The legacy of Homeworld is indisputable. Evident by the reaction of the recent PAX west reveal. Strategy game enthusiasts are marvelling at the announcement of Homeworld 3 as Gearbox are linking up a third edition in the titanic sci-fi strategy series.
During the Homeworld 3 reveal it was announced that Gearbox had teamed up with Blackbird Interactive, the brains behind Deserts of Kharak (should we be worried…) to bring us third edition in the series.
Blowing the amusing $1 target out the water, the Homeworld 3 fundraiser capped $50,000 within an hour. But, before you get too carried away, the release date is tipped as 2022.
But we’d rather the wait and have a third instalment that does the franchise justice, right?
Younger gamers out there might be questioning what all the hype is about, and gamers with first hand experience might have had a wave of nostalgia triggered with the recent announcement.
So lets re-live the legacy of Homeworld during a time when the strategy game genre was a mainstay of PC gaming, and not the shrivelled up has-been it is today.
Homeworld 1 was released back in 1999. The same year as the release of Age of Empires 2, a prodigious time for RTS games.
HW1 revolves around the survival of your species, the Kushan, through the Pride of Hiigara. An impossibly shaped mothership floating through space. Thanks to the Taiidan Empire your home world of Kharak has been cleansed through an act of groundless reprisal for discovering hyperspace technology.
Gradually, thanks to the convenient supply of minerals the player builds an economy that can support ship building in a bid for retribution on the Taiidan. Your fleet building will range from small fighter squadrons, to destroyers.
The legacy of Homeworld starts with its atmosphere. A residual influence that you can see in more recent releases such as Sins of a Solar Empire. The Homeworld series does a beautiful job of depicting the vastness and silence of space. Interrupted by the peculiarly tranquil noises of ship engines, music and cannon fire.
With no visibility of your opponent’s ships, the game can lead you into a false sense of security as you begin to build up your economy and quietly watch your colony prosper. A hard reality check comes in the form of a few red blips on your map initially, followed by a deluge of Taiidan ships bent on one motive.
The appeal of Homeworld 1, (aside from presiding over your own space economy!) lies in its difficulty. The punishing loss of units that roll over to each campaign mission and uncompromising AI can snowball the game into unmanageable levels of difficulty if you put a foot wrong.
Whatever units you have left at the end of a campaign level get rolled over to the start of your next mission. Why is that punishing you may ask? Each mission gets progressively more difficult with more aggressive enemy AI. By mission 8 on wards if you don’t start with a decent sized fleet you will be wiped out within 10 minutes of starting the mission.
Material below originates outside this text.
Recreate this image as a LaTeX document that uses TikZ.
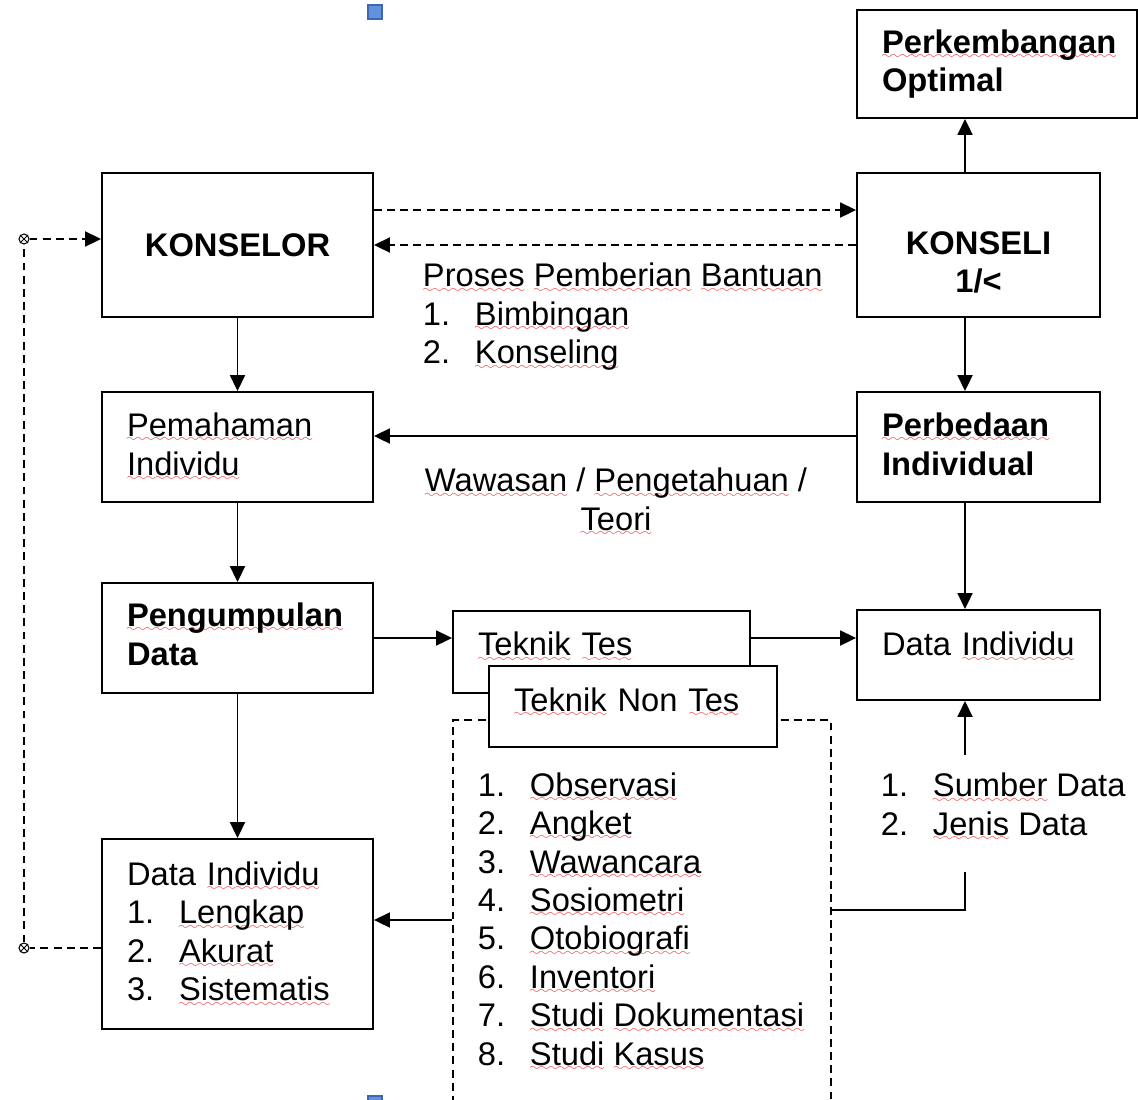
\documentclass[tikz,border=0pt]{standalone}
\usepackage{fontspec}
\setmainfont{Liberation Sans}
\usepackage{tikz}
\usetikzlibrary{arrows.meta,shapes,positioning,calc}
\definecolor{handBlue}{RGB}{98,146,222}
\definecolor{handEdge}{RGB}{62,102,178}
\definecolor{ejaRed}{RGB}{235,35,35}
\font\gelombang=lasy6
\newsavebox\ejabox
\newcommand\ukuran{\fontsize{18.6pt}{21.9pt}\selectfont}
\newcommand\eja[1]{\leavevmode\sbox\ejabox{#1}\rlap{\color{ejaRed}\lower3pt\hbox to\wd\ejabox{\xleaders\hbox{\gelombang\char58}\hfill}}\usebox\ejabox}
\newcommand\nomor[2]{\makebox[1.04cm][l]{#1}#2}

\begin{document}
\begin{tikzpicture}[x=0.02cm,y=-0.02cm,font=\ukuran,line width=1.1pt,
    >={Triangle[length=0.32cm,width=0.3cm]},
    kotak/.style={draw,fill=white,align=left,inner xsep=0.5cm,inner ysep=0pt},
    tebal/.style={font=\ukuran\bfseries},
    teks/.style={inner sep=0pt,align=left},
    titik/.style={circle,draw,fill=white,inner sep=0pt,minimum size=0.2cm,line width=0.6pt},
    putus/.style={dash pattern=on 4.5pt off 3pt}]
  \useasboundingbox (0,0) rectangle (1138,1099);
  % Penanda
  \fill[handBlue,draw=handEdge,line width=0.8pt] (368,5) rectangle (382,19);
  \fill[handBlue,draw=handEdge,line width=0.8pt] (368,1096) rectangle (382,1104);
  % Kotak
  \node[kotak,tebal,minimum width=5.6cm,text width=4.6cm,minimum height=2.16cm]
    (optimal) at (997,64) {\eja{Perkembangan}\\Optimal};
  \node[kotak,tebal,align=center,minimum width=5.42cm,text width=4.42cm,minimum height=2.88cm]
    (konselor) at (237.5,245) {KONSELOR};
  \node[kotak,tebal,align=center,minimum width=4.86cm,text width=3.86cm,minimum height=2.88cm]
    (konseli) at (978.5,245) {\rule{0pt}{33pt}KONSELI\\1/<};
  \node[kotak,minimum width=5.42cm,text width=4.42cm,minimum height=2.2cm]
    (pemahaman) at (237.5,447) {\eja{Pemahaman}\\\eja{Individu}\rule[-0.12cm]{0pt}{0.12cm}};
  \node[kotak,tebal,minimum width=4.86cm,text width=3.86cm,minimum height=2.2cm]
    (perbedaan) at (978.5,447) {\eja{Perbedaan}\\Individual\rule[-0.12cm]{0pt}{0.12cm}};
  \node[kotak,tebal,minimum width=5.42cm,text width=4.42cm,minimum height=2.2cm]
    (pengumpulan) at (237.5,638) {\eja{Pengumpulan}\\Data\rule[-0.16cm]{0pt}{0.16cm}};
  \node[draw,putus,minimum width=7.56cm,minimum height=8.2cm]
    (frame) at (642,925) {};
  \node[kotak,minimum width=5.94cm,text width=4.94cm,minimum height=1.64cm]
    (tes) at (601.5,652) {\eja{Teknik} \eja{Tes}\rule[-0.32cm]{0pt}{0.32cm}};
  \node[kotak,minimum width=5.76cm,text width=4.76cm,minimum height=1.62cm]
    (nontes) at (633,706.5) {\eja{Teknik} Non \eja{Tes}\rule[-0.28cm]{0pt}{0.28cm}};
  \node[kotak,minimum width=4.86cm,text width=3.86cm,minimum height=1.8cm]
    (dataR) at (978.5,655) {Data \eja{Individu}\rule[-0.44cm]{0pt}{0.44cm}};
  \node[kotak,minimum width=5.42cm,text width=4.42cm,minimum height=3.8cm]
    (dataL) at (237.5,934) {Data \eja{Individu}\\
      \nomor{1.}{\eja{Lengkap}}\\\nomor{2.}{\eja{Akurat}}\\\nomor{3.}{\eja{Sistematis}}};
  % Teks lepas
  \node[teks,anchor=west] (proses) at (422,317)
    {\eja{Proses} \eja{Pemberian} \eja{Bantuan}\\
     \nomor{1.}{\eja{Bimbingan}}\\\nomor{2.}{\eja{Konseling}}};
  \node[teks,align=center] (wawasan) at (616,502)
    {\eja{Wawasan} / \eja{Pengetahuan} /\\\eja{Teori}};
  \node[teks,anchor=west] (daftar) at (477,921.5)
    {\nomor{1.}{\eja{Observasi}}\\\nomor{2.}{\eja{Angket}}\\
     \nomor{3.}{\eja{Wawancara}}\\\nomor{4.}{\eja{Sosiometri}}\\
     \nomor{5.}{\eja{Otobiografi}}\\\nomor{6.}{\eja{Inventori}}\\
     \nomor{7.}{\eja{Studi} \eja{Dokumentasi}}\\\nomor{8.}{\eja{Studi} \eja{Kasus}}};
  \node[teks,anchor=west] (sumber) at (880,807)
    {\nomor{1.}{\eja{Sumber} Data}\\\nomor{2.}{\eja{Jenis} Data}};
  \coordinate (sumtop) at (965,755);
  \coordinate (sumbot) at (965,872);
  % Titik silang
  \foreach \m/\y in {mkA/239,mkB/948}{
    \node[titik] (\m) at (24,\y) {};
    \draw[line width=0.5pt] (\m.north west) -- (\m.south east)
      (\m.north east) -- (\m.south west);
  }
  % Panah
  \draw[putus,->] ([yshift=0.7cm]konselor.east) -- ([yshift=0.7cm]konselor.east -| konseli.west);
  \draw[putus,->] (konseli.west) -- (konselor.east);
  \draw[->] ([xshift=-0.27cm]konseli.north) -- ([xshift=-0.27cm]konseli.north |- optimal.south);
  \foreach \a/\b in {konselor/pemahaman,pemahaman/pengumpulan,pengumpulan/dataL}
    \draw[->] (\a.south) -- (\b.north);
  \foreach \a/\b in {konseli/perbedaan,perbedaan/dataR}
    \draw[->] ([xshift=-0.27cm]\a.south) -- ([xshift=-0.27cm]\b.north);
  \draw[->] ([yshift=0.22cm]perbedaan.west) -- ([yshift=0.22cm]perbedaan.west -| pemahaman.east);
  \draw[->] (pengumpulan.east) -- (pengumpulan.east -| tes.west);
  \draw[->] (pengumpulan.east -| tes.east) -- (pengumpulan.east -| dataR.west);
  \draw[->] (sumtop) -- (sumtop |- dataR.south);
  \draw (sumbot) |- ([yshift=0.3cm]frame.east);
  \draw[->] ([yshift=0.1cm]frame.west) -- ([yshift=0.1cm]frame.west -| dataL.east);
  \draw[putus] (mkB -| dataL.west) -- (mkB) -- (mkA);
  \draw[putus,->] (mkA) -- (mkA -| konselor.west);
\end{tikzpicture}
\end{document}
The first edition in the series also saw ships running out of fuel, talk about realism. However, extremely frustrating during dog fights or at critical parts of the mission.
But back then games punished you for not thinking long term… how I miss that.
The success of HW1 prompted the development of Homeworld 2, which was released in 2003. The second instalment follows on from the recovery of the Kushan home world, Hiigara, from the Taiidan. The threat continues from an expansive species called the Vashan who have been consolidating Taiidan planets into their empire. The game begins with a space assault on Hiigara. Fun fact: this was one of the first games me and brother got working on LAN.
Drawing on the game’s original strengths, but spruced up since its 1999 predecessor, HW2 removed some frustrating features such as fuel loss. It also introduced battle cruisers, huge dreadnoughts capable of massive feats of firepower. With a borderline ridiculous weakness for bomber squadrons.
The dynamic difficulty level, where the strength of the enemies starting fleet depended on the composition of ships the player started the mission with enhanced the challenge. Although it was exploitable where players could “recall” all their ships for RUs, the game’s in game currency. that would also roll over to the next mission. The enemy fleet would be scaled down to match but the player would be able to quickly amass a huge armada.
The second instalment came at a time when RTS games had peaked. Games like Age of Empires and Empire Earth had seen their day. The legacy of Homeworld had a far further reach on the real time strategy genre by breathing life into its diminishing market share, albeit temporarily.
In 2013, 10 years after the release of HW2, Gearbox jumped on the remaster cash-cow that has surfaced in recent years and announced a project to release HW1 and HW2 in HD editions. Later named the Homeworld Remastered Collection.
The project producer Brian Burleson stated neither game’s code was in a releasable state so was heavily reliant on the support of the HW Mod community to help recreate the original development tools. By February 2017, 700,000 copies had been sold.
If you haven’t already, try out Homeworld Remastered collection. Everyone should play it at least once.